Start with one logistics partner in the Kathmandu Valley and expand. Trying to cover all 77 districts on day one is how you burn through cash on failed deliveries.

Payment Landscape: Cash First, Wallets Second

The payment stack in Nepal has three layers:

  1. Cash on delivery — Still the default for most online orders. Required if you want volume.
  2. Digital wallets — eSewa leads with 8 million+ users. Khalti merged with IME Pay in mid-2025 to create Nepal's second-largest wallet. Both support QR payments and in-app transfers.
  3. Bank transfers and cards — Low adoption for ecommerce. Most Nepali banks support online banking, but the checkout experience is clunky and drop-off rates are high.

Offer COD as your primary payment method and eSewa/Khalti as secondary options. Don't force digital-only checkout — you'll lose the majority of potential buyers. Over time, you can incentivize wallet payments with small prepaid discounts to shift your payment mix, the same strategy that worked in India and Bangladesh.

Average Order Values and What Sells

Electronics is the largest ecommerce category in Nepal, accounting for roughly 24% of total online revenue. Fashion, personal care, and mobile accessories follow.

Average order values tend to be lower than in Gulf or Southeast Asian COD markets. Price sensitivity is high, and free shipping expectations are growing thanks to Daraz conditioning shoppers with subsidized delivery.

Products that work well for COD entry into Nepal:

  • Mobile accessories and cases — high volume, low return rates, easy to ship
  • Beauty and skincare — growing fast among urban millennials in Kathmandu and Pokhara
  • Fashion and apparel — size-related returns are a risk, so offer detailed size guides
  • Small electronics under NPR 5,000 (~$37 USD) — sweet spot for COD impulse purchases

Avoid high-ticket items until you've established a return and refund process that works with your logistics partner's COD remittance cycle.

How to Set Up Your Shopify Store for Nepal's COD Market

Your Shopify configuration for Nepal needs a few specific adjustments:

Currency: Set up Nepalese Rupee (NPR) through Shopify Markets. Display prices in NPR — showing USD or INR creates friction and erodes trust.

Language: English works for Kathmandu's urban shoppers, but adding Nepali language support expands your reach significantly. Use a multi-language app or Shopify's built-in translation features.

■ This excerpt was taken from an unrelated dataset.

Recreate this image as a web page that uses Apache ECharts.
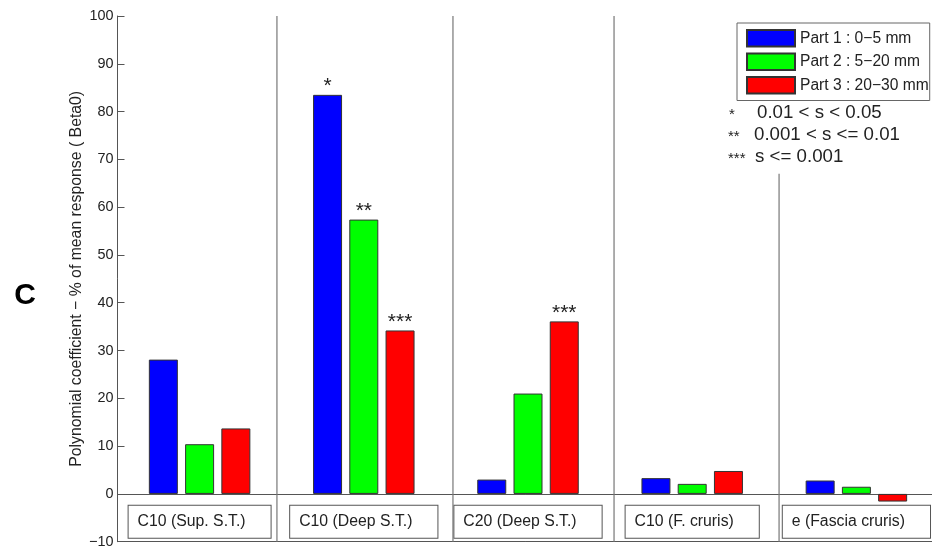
<!DOCTYPE html>
<html>
<head>
<meta charset="utf-8">
<script src="https://cdn.jsdelivr.net/npm/echarts@6/dist/echarts.min.js"></script>
<style>
  html, body { margin: 0; padding: 0; background: #fff; }
  #chart { width: 932px; height: 550px; }
</style>
</head>
<body>
<div id="chart"></div>
<script>
// Recording sites along the x axis
const categories = ['C10 (Sup. S.T.)', 'C10 (Deep S.T.)', 'C20 (Deep S.T.)', 'C10 (F. cruris)', 'e (Fascia cruris)'];

// Polynomial coefficient (Beta0, % of mean response) per depth band
const part1 = [28.1, 83.5, 3.0, 3.3, 2.8];
const part2 = [10.4, 57.4, 21.0, 2.1, 1.5];
const part3 = [13.7, 34.2, 36.1, 4.8, -1.6];

// Significance markers drawn above each bar
const sig1 = ['', '*', '', '', ''];
const sig2 = ['', '**', '', '', ''];
const sig3 = ['', '***', '***', '', ''];

const seriesNames = ['Part 1 : 0\u22125 mm', 'Part 2 : 5\u221220 mm', 'Part 3 : 20\u221230 mm'];

// Y axis range and tick step
const yMin = -10, yMax = 100, yStep = 10;

// Vertical separator lines between sites (x in category units, y span)
const sepX = [0.971, 2.043, 3.024, 4.029];
const sepTop = [100, 100, 100, 67];

// Significance legend lines
const sigKeys = ['*', '**', '***'];
const sigTexts = ['0.01 < s < 0.05', '0.001 < s <= 0.01', 's <= 0.001'];

const chart = echarts.init(document.getElementById('chart'), null, { renderer: 'canvas' });

const FONT = 'Liberation Sans, Arial, Helvetica, sans-serif';
const TEXT = '#222';
const AXIS = '#555';
const SEP = '#777';

function barSeries(name, data, sig, color) {
  return {
    name: name,
    type: 'bar',
    xAxisIndex: 0,
    yAxisIndex: 0,
    data: data,
    barWidth: 29,
    barGap: '25%',
    itemStyle: { color: color, borderColor: '#333', borderWidth: 1 },
    label: {
      show: true,
      position: 'top',
      distance: -2,
      fontFamily: FONT,
      fontSize: 21,
      color: TEXT,
      formatter: p => sig[p.dataIndex]
    }
  };
}

const sepSeries = sepX.map((x, i) => ({
  name: 'sep' + i,
  type: 'line',
  xAxisIndex: 1,
  yAxisIndex: 0,
  data: [[x, yMin], [x, sepTop[i]]],
  symbol: 'none',
  silent: true,
  lineStyle: { color: SEP, width: 1.2 },
  z: 1
}));

const sigGraphics = [];
const sigStarX = [729, 728, 728];
const sigTextX = [757, 754, 755];
const sigY = [113, 135, 157];
sigKeys.forEach((k, i) => {
  sigGraphics.push({
    type: 'text', x: sigStarX[i], y: sigY[i] + 2,
    style: { text: k, fill: TEXT, font: '15px ' + FONT, align: 'left', verticalAlign: 'middle' }
  });
  sigGraphics.push({
    type: 'text', x: sigTextX[i], y: sigY[i],
    style: { text: sigTexts[i], fill: TEXT, font: '18.7px ' + FONT, align: 'left', verticalAlign: 'middle' }
  });
});

const option = {
  animation: false,
  backgroundColor: '#fff',
  grid: {
    left: 117.5, top: 16, width: 821, height: 525.7,
    containLabel: false,
    outerBoundsMode: 'none'
  },
  legend: {
    data: seriesNames,
    orient: 'vertical',
    left: 737,
    top: 23,
    itemWidth: 48,
    itemHeight: 16.5,
    itemGap: 5,
    padding: [6, 1, 6, 9],
    borderColor: '#666',
    borderWidth: 1,
    backgroundColor: '#fff',
    icon: 'rect',
    textStyle: { fontFamily: FONT, fontSize: 15.6, color: TEXT },
    selectedMode: false
  },
  xAxis: [
    {
      type: 'category',
      data: categories,
      gridIndex: 0,
      axisLine: { show: true, onZero: true, lineStyle: { color: AXIS, width: 1 } },
      axisTick: { show: false },
      splitLine: { show: false },
      axisLabel: {
        interval: 0,
        margin: -36,
        fontFamily: FONT,
        fontSize: 15.8,
        lineHeight: 16,
        color: TEXT,
        borderColor: '#555',
        borderWidth: 1,
        padding: [8, 25, 8, 9],
        backgroundColor: '#fff'
      }
    },
    {
      type: 'value',
      gridIndex: 0,
      min: 0,
      max: 5,
      position: 'bottom',
      axisLine: { show: true, onZero: false, lineStyle: { color: AXIS, width: 1 } },
      axisTick: { show: false },
      axisLabel: { show: false },
      splitLine: { show: false }
    }
  ],
  yAxis: {
    type: 'value',
    min: yMin,
    max: yMax,
    interval: yStep,
    name: 'Polynomial coefficient \u2212 % of mean response ( Beta0)',
    nameLocation: 'middle',
    nameGap: 33,
    nameMoveOverlap: false,
    nameTextStyle: { fontFamily: FONT, fontSize: 15.8, color: TEXT },
    axisLine: { show: true, lineStyle: { color: AXIS, width: 1 } },
    axisTick: { show: true, inside: true, length: 7, lineStyle: { color: AXIS } },
    splitLine: { show: false },
    axisLabel: {
      margin: 4,
      fontFamily: FONT,
      fontSize: 14.4,
      color: TEXT,
      formatter: v => String(v).replace('-', '\u2212')
    }
  },
  graphic: [
    {
      type: 'text', x: 25, y: 296,
      style: { text: 'C', fill: '#000', font: 'bold 30px ' + FONT, align: 'center', verticalAlign: 'middle' }
    }
  ].concat(sigGraphics),
  series: [
    barSeries(seriesNames[0], part1, sig1, '#0000ff'),
    barSeries(seriesNames[1], part2, sig2, '#00ff00'),
    barSeries(seriesNames[2], part3, sig3, '#ff0000')
  ].concat(sepSeries)
};

chart.setOption(option);
</script>
</body>
</html>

Shipping zones: Create separate shipping zones for Kathmandu Valley (1-2 day delivery), major cities like Pokhara, Biratnagar, and Bharatpur (2-4 days), and remote districts (5-7 days or exclude initially).

COD order form: Your order form needs phone number collection (mandatory for delivery coordination), address fields that work without postal codes, and city/district dropdowns instead of free-text fields. Apps like EasySell let you build COD-optimized order forms with phone verification and custom fields — useful for markets like Nepal where address formats don't follow Western conventions.

Fraud prevention: COD fraud in Nepal follows the same patterns as other South Asian markets — fake phone numbers, duplicate orders, and "not home" refusals. OTP verification on the order form cuts fake orders significantly. Set order limits per phone number and block repeat offenders.

The Realistic Timeline

Nepal isn't a market you crack in a month. A realistic entry timeline:

  • Month 1: Set up your Shopify store with NPR pricing, integrate one logistics partner (start with Pathao), configure COD with phone verification.
  • Month 2-3: Run test orders in Kathmandu Valley only. Measure delivery success rates, COD collection rates, and actual remittance timelines from your courier.
  • Month 4-6: Expand to secondary cities based on your courier's coverage map. Add eSewa/Khalti as payment options. Start optimizing based on real data.

The merchants who fail in Nepal are the ones who launch nationally on day one, get hit with 30%+ failed deliveries, and conclude the market doesn't work. The market works fine — the approach was wrong.

Start with Kathmandu. Prove the unit economics. Then expand district by district with a logistics partner who actually covers those areas. Nepal's COD window won't close overnight — you have time to build it right.